# [Source material]

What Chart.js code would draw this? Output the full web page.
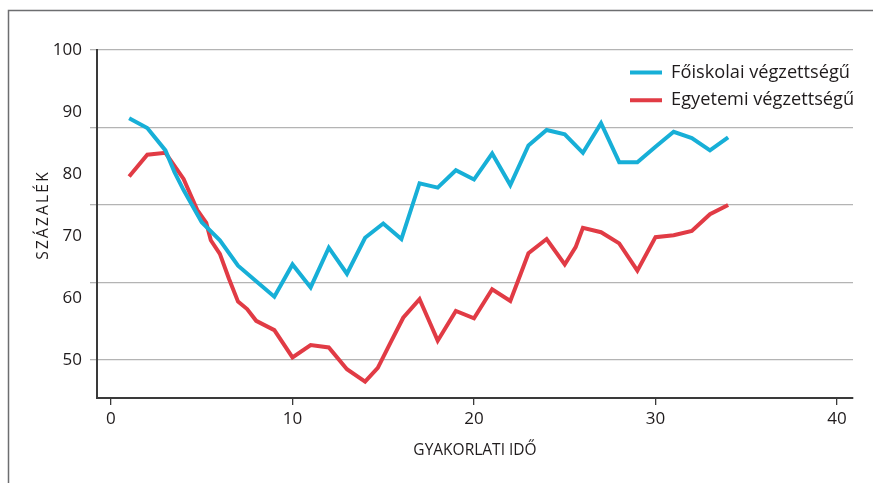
<!DOCTYPE html>
<html>
<head>
<meta charset="utf-8">
<script src="https://cdn.jsdelivr.net/npm/chart.js@4/dist/chart.umd.min.js"></script>
<style>
    body { margin: 0; background: #fff; }
</style>
</head>
<body>
<canvas id="myChart" width="873" height="483"></canvas>
<script>
// ADATOK

const xTicks = [0, 10, 20, 30, 40];
const yTicks = [50, 60, 70, 80, 90, 100];
const gridLevels = [50, 62.5, 75, 87.5, 100];

const blueLabel = 'Főiskolai végzettségű';
const blueX = [1, 2, 3, 3.5, 4, 5, 6, 7, 8, 9, 10, 11, 12, 13, 14, 15, 16, 17, 18, 19, 20, 21, 22, 23, 24, 25, 26, 27, 28, 29, 30, 31, 32, 33, 34];
const blueY = [89.0, 87.4, 83.8, 80.3, 77.4, 72.2, 69.3, 65.2, 62.7, 60.2, 65.4, 61.7, 68.1, 63.9, 69.7, 72.0, 69.5, 78.5, 77.8, 80.6, 79.1, 83.3, 78.2, 84.6, 87.1, 86.4, 83.4, 88.2, 81.9, 81.9, 84.4, 86.8, 85.8, 83.8, 85.9];

const redLabel = 'Egyetemi végzettségű';
const redX = [1, 2, 3, 4, 4.75, 5.25, 5.5, 6, 6.5, 7, 7.5, 8, 9, 10, 11, 12, 13, 14, 14.7, 15.4, 16.1, 17, 17.45, 18, 19, 20, 21, 22, 22.6, 23, 24, 25, 25.6, 26, 27, 28, 29, 30, 31, 32, 33, 34];
const redY = [79.6, 83.1, 83.4, 79.2, 74.2, 72.1, 69.3, 67.1, 63.1, 59.4, 58.2, 56.3, 54.8, 50.4, 52.4, 52.0, 48.5, 46.5, 48.7, 52.8, 56.8, 59.8, 56.8, 53.1, 57.9, 56.7, 61.4, 59.5, 64.1, 67.2, 69.5, 65.4, 68.2, 71.3, 70.6, 68.8, 64.4, 69.8, 70.1, 70.8, 73.5, 75.0];

// STÍLUS

const textColor = '#1f1b1c';
const axisColor = '#3a3a3a';
const gridColor = '#b4b4b4';
const fontFamily = '"Open Sans", "DejaVu Sans", sans-serif';
const yMin = 43.85;
const yMax = 100;

function toPoints(xs, ys) {
    return xs.map((x, i) => ({ x: x, y: ys[i] }));
}

function fixedTicks(values) {
    return (scale) => {
        scale.ticks = values.map((v) => ({ value: v }));
    };
}

// keret a bal és a felső szélen
const framePlugin = {
    id: 'frame',
    beforeDraw(chart) {
        const ctx = chart.ctx;
        ctx.save();
        ctx.strokeStyle = '#6d6e70';
        ctx.lineWidth = 1.5;
        ctx.beginPath();
        ctx.moveTo(8.5, chart.height);
        ctx.lineTo(8.5, 10.5);
        ctx.lineTo(chart.width, 10.5);
        ctx.stroke();
        ctx.restore();
    }
};

// jelmagyarázat a jobb felső sarokba, ritkított függőleges tengelycím
const layoutPlugin = {
    id: 'layoutTweaks',
    afterLayout(chart) {
        const legend = chart.legend;
        legend.left = chart.chartArea.right - 232.5;
        legend.right = legend.left + legend.width;
        legend.top = chart.chartArea.top + 4;
        legend.bottom = legend.top + legend.height;

        const yScale = chart.scales.y;
        if (!yScale._spacedTitle) {
            const drawTitle = yScale.drawTitle;
            yScale.drawTitle = function () {
                const ctx = this.ctx;
                ctx.save();
                ctx.letterSpacing = '2.2px';
                ctx.translate(0, -9);
                drawTitle.call(this);
                ctx.restore();
            };
            yScale._spacedTitle = true;
        }
    }
};

const data = {
    datasets: [{
        label: blueLabel,
        data: toPoints(blueX, blueY),
        borderColor: '#17afd7',
        backgroundColor: '#17afd7',
        borderWidth: 4,
        pointRadius: 0,
        tension: 0
    }, {
        label: redLabel,
        data: toPoints(redX, redY),
        borderColor: '#e13b45',
        backgroundColor: '#e13b45',
        borderWidth: 4,
        pointRadius: 0,
        tension: 0
    }]
};

const config = {
    type: 'line',
    data: data,
    options: {
        responsive: false,
        animation: false,
        devicePixelRatio: 1,
        layout: { padding: { left: 0, right: 20, top: 50, bottom: 0 } },
        plugins: {
            tooltip: { enabled: false },
            legend: {
                position: 'chartArea',
                align: 'start',
                labels: {
                    boxWidth: 32,
                    boxHeight: 4,
                    padding: 9.5,
                    color: textColor,
                    font: { family: fontFamily, size: 18.2 },
                    generateLabels(chart) {
                        return chart.data.datasets.map((ds, i) => ({
                            text: ds.label,
                            fillStyle: ds.borderColor,
                            strokeStyle: ds.borderColor,
                            lineWidth: 0,
                            fontColor: textColor,
                            datasetIndex: i
                        }));
                    }
                }
            }
        },
        scales: {
            x: {
                type: 'linear',
                min: -0.77,
                max: 40.88,
                afterBuildTicks: fixedTicks(xTicks),
                afterFit(scale) { scale.height = 85; },
                grid: { drawOnChartArea: false, tickLength: 7, color: axisColor, lineWidth: 1.3 },
                border: { color: axisColor, width: 2 },
                ticks: { color: textColor, padding: 4, font: { family: fontFamily, size: 17 } },
                title: {
                    display: true,
                    text: 'GYAKORLATI IDŐ',
                    color: textColor,
                    font: { family: fontFamily, size: 15.5 },
                    padding: { top: 0, bottom: 23 }
                }
            },
            y: {
                type: 'linear',
                position: 'left',
                weight: 1,
                min: yMin,
                max: yMax,
                afterBuildTicks: fixedTicks(yTicks),
                afterFit(scale) { scale.width = 90; },
                grid: { display: false, drawTicks: false },
                border: { display: false },
                ticks: { color: textColor, padding: 8, font: { family: fontFamily, size: 17 } },
                title: {
                    display: true,
                    text: 'SZÁZALÉK',
                    color: textColor,
                    font: { family: fontFamily, size: 15.5 },
                    padding: { top: 34, bottom: 0 }
                }
            },
            // vízszintes rácsvonalak és a függőleges tengelyvonal
            yGrid: {
                type: 'linear',
                position: 'left',
                weight: 0,
                min: yMin,
                max: yMax,
                afterBuildTicks: fixedTicks(gridLevels),
                afterFit(scale) { scale.width = 7; },
                grid: { color: gridColor, lineWidth: 1.3, tickLength: 7 },
                border: { color: axisColor, width: 2 },
                ticks: { display: false }
            }
        }
    },
    plugins: [framePlugin, layoutPlugin]
};

const myChart = new Chart(document.getElementById('myChart'), config);
</script>
</body>
</html>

# [Task instructions]
Restate the data above exactly, stripping out each image.

# [Response to this exercise]
What Chart.js code would draw this? Output the full web page.
<!DOCTYPE html>
<html>
<head>
<meta charset="utf-8">
<script src="https://cdn.jsdelivr.net/npm/chart.js@4/dist/chart.umd.min.js"></script>
<style>
    body { margin: 0; background: #fff; }
</style>
</head>
<body>
<canvas id="myChart" width="873" height="483"></canvas>
<script>
// ADATOK

const xTicks = [0, 10, 20, 30, 40];
const yTicks = [50, 60, 70, 80, 90, 100];
const gridLevels = [50, 62.5, 75, 87.5, 100];

const blueLabel = 'Főiskolai végzettségű';
const blueX = [1, 2, 3, 3.5, 4, 5, 6, 7, 8, 9, 10, 11, 12, 13, 14, 15, 16, 17, 18, 19, 20, 21, 22, 23, 24, 25, 26, 27, 28, 29, 30, 31, 32, 33, 34];
const blueY = [89.0, 87.4, 83.8, 80.3, 77.4, 72.2, 69.3, 65.2, 62.7, 60.2, 65.4, 61.7, 68.1, 63.9, 69.7, 72.0, 69.5, 78.5, 77.8, 80.6, 79.1, 83.3, 78.2, 84.6, 87.1, 86.4, 83.4, 88.2, 81.9, 81.9, 84.4, 86.8, 85.8, 83.8, 85.9];

const redLabel = 'Egyetemi végzettségű';
const redX = [1, 2, 3, 4, 4.75, 5.25, 5.5, 6, 6.5, 7, 7.5, 8, 9, 10, 11, 12, 13, 14, 14.7, 15.4, 16.1, 17, 17.45, 18, 19, 20, 21, 22, 22.6, 23, 24, 25, 25.6, 26, 27, 28, 29, 30, 31, 32, 33, 34];
const redY = [79.6, 83.1, 83.4, 79.2, 74.2, 72.1, 69.3, 67.1, 63.1, 59.4, 58.2, 56.3, 54.8, 50.4, 52.4, 52.0, 48.5, 46.5, 48.7, 52.8, 56.8, 59.8, 56.8, 53.1, 57.9, 56.7, 61.4, 59.5, 64.1, 67.2, 69.5, 65.4, 68.2, 71.3, 70.6, 68.8, 64.4, 69.8, 70.1, 70.8, 73.5, 75.0];

// STÍLUS

const textColor = '#1f1b1c';
const axisColor = '#3a3a3a';
const gridColor = '#b4b4b4';
const fontFamily = '"Open Sans", "DejaVu Sans", sans-serif';
const yMin = 43.85;
const yMax = 100;

function toPoints(xs, ys) {
    return xs.map((x, i) => ({ x: x, y: ys[i] }));
}

function fixedTicks(values) {
    return (scale) => {
        scale.ticks = values.map((v) => ({ value: v }));
    };
}

// keret a bal és a felső szélen
const framePlugin = {
    id: 'frame',
    beforeDraw(chart) {
        const ctx = chart.ctx;
        ctx.save();
        ctx.strokeStyle = '#6d6e70';
        ctx.lineWidth = 1.5;
        ctx.beginPath();
        ctx.moveTo(8.5, chart.height);
        ctx.lineTo(8.5, 10.5);
        ctx.lineTo(chart.width, 10.5);
        ctx.stroke();
        ctx.restore();
    }
};

// jelmagyarázat a jobb felső sarokba, ritkított függőleges tengelycím
const layoutPlugin = {
    id: 'layoutTweaks',
    afterLayout(chart) {
        const legend = chart.legend;
        legend.left = chart.chartArea.right - 232.5;
        legend.right = legend.left + legend.width;
        legend.top = chart.chartArea.top + 4;
        legend.bottom = legend.top + legend.height;

        const yScale = chart.scales.y;
        if (!yScale._spacedTitle) {
            const drawTitle = yScale.drawTitle;
            yScale.drawTitle = function () {
                const ctx = this.ctx;
                ctx.save();
                ctx.letterSpacing = '2.2px';
                ctx.translate(0, -9);
                drawTitle.call(this);
                ctx.restore();
            };
            yScale._spacedTitle = true;
        }
    }
};

const data = {
    datasets: [{
        label: blueLabel,
        data: toPoints(blueX, blueY),
        borderColor: '#17afd7',
        backgroundColor: '#17afd7',
        borderWidth: 4,
        pointRadius: 0,
        tension: 0
    }, {
        label: redLabel,
        data: toPoints(redX, redY),
        borderColor: '#e13b45',
        backgroundColor: '#e13b45',
        borderWidth: 4,
        pointRadius: 0,
        tension: 0
    }]
};

const config = {
    type: 'line',
    data: data,
    options: {
        responsive: false,
        animation: false,
        devicePixelRatio: 1,
        layout: { padding: { left: 0, right: 20, top: 50, bottom: 0 } },
        plugins: {
            tooltip: { enabled: false },
            legend: {
                position: 'chartArea',
                align: 'start',
                labels: {
                    boxWidth: 32,
                    boxHeight: 4,
                    padding: 9.5,
                    color: textColor,
                    font: { family: fontFamily, size: 18.2 },
                    generateLabels(chart) {
                        return chart.data.datasets.map((ds, i) => ({
                            text: ds.label,
                            fillStyle: ds.borderColor,
                            strokeStyle: ds.borderColor,
                            lineWidth: 0,
                            fontColor: textColor,
                            datasetIndex: i
                        }));
                    }
                }
            }
        },
        scales: {
            x: {
                type: 'linear',
                min: -0.77,
                max: 40.88,
                afterBuildTicks: fixedTicks(xTicks),
                afterFit(scale) { scale.height = 85; },
                grid: { drawOnChartArea: false, tickLength: 7, color: axisColor, lineWidth: 1.3 },
                border: { color: axisColor, width: 2 },
                ticks: { color: textColor, padding: 4, font: { family: fontFamily, size: 17 } },
                title: {
                    display: true,
                    text: 'GYAKORLATI IDŐ',
                    color: textColor,
                    font: { family: fontFamily, size: 15.5 },
                    padding: { top: 0, bottom: 23 }
                }
            },
            y: {
                type: 'linear',
                position: 'left',
                weight: 1,
                min: yMin,
                max: yMax,
                afterBuildTicks: fixedTicks(yTicks),
                afterFit(scale) { scale.width = 90; },
                grid: { display: false, drawTicks: false },
                border: { display: false },
                ticks: { color: textColor, padding: 8, font: { family: fontFamily, size: 17 } },
                title: {
                    display: true,
                    text: 'SZÁZALÉK',
                    color: textColor,
                    font: { family: fontFamily, size: 15.5 },
                    padding: { top: 34, bottom: 0 }
                }
            },
            // vízszintes rácsvonalak és a függőleges tengelyvonal
            yGrid: {
                type: 'linear',
                position: 'left',
                weight: 0,
                min: yMin,
                max: yMax,
                afterBuildTicks: fixedTicks(gridLevels),
                afterFit(scale) { scale.width = 7; },
                grid: { color: gridColor, lineWidth: 1.3, tickLength: 7 },
                border: { color: axisColor, width: 2 },
                ticks: { display: false }
            }
        }
    },
    plugins: [framePlugin, layoutPlugin]
};

const myChart = new Chart(document.getElementById('myChart'), config);
</script>
</body>
</html>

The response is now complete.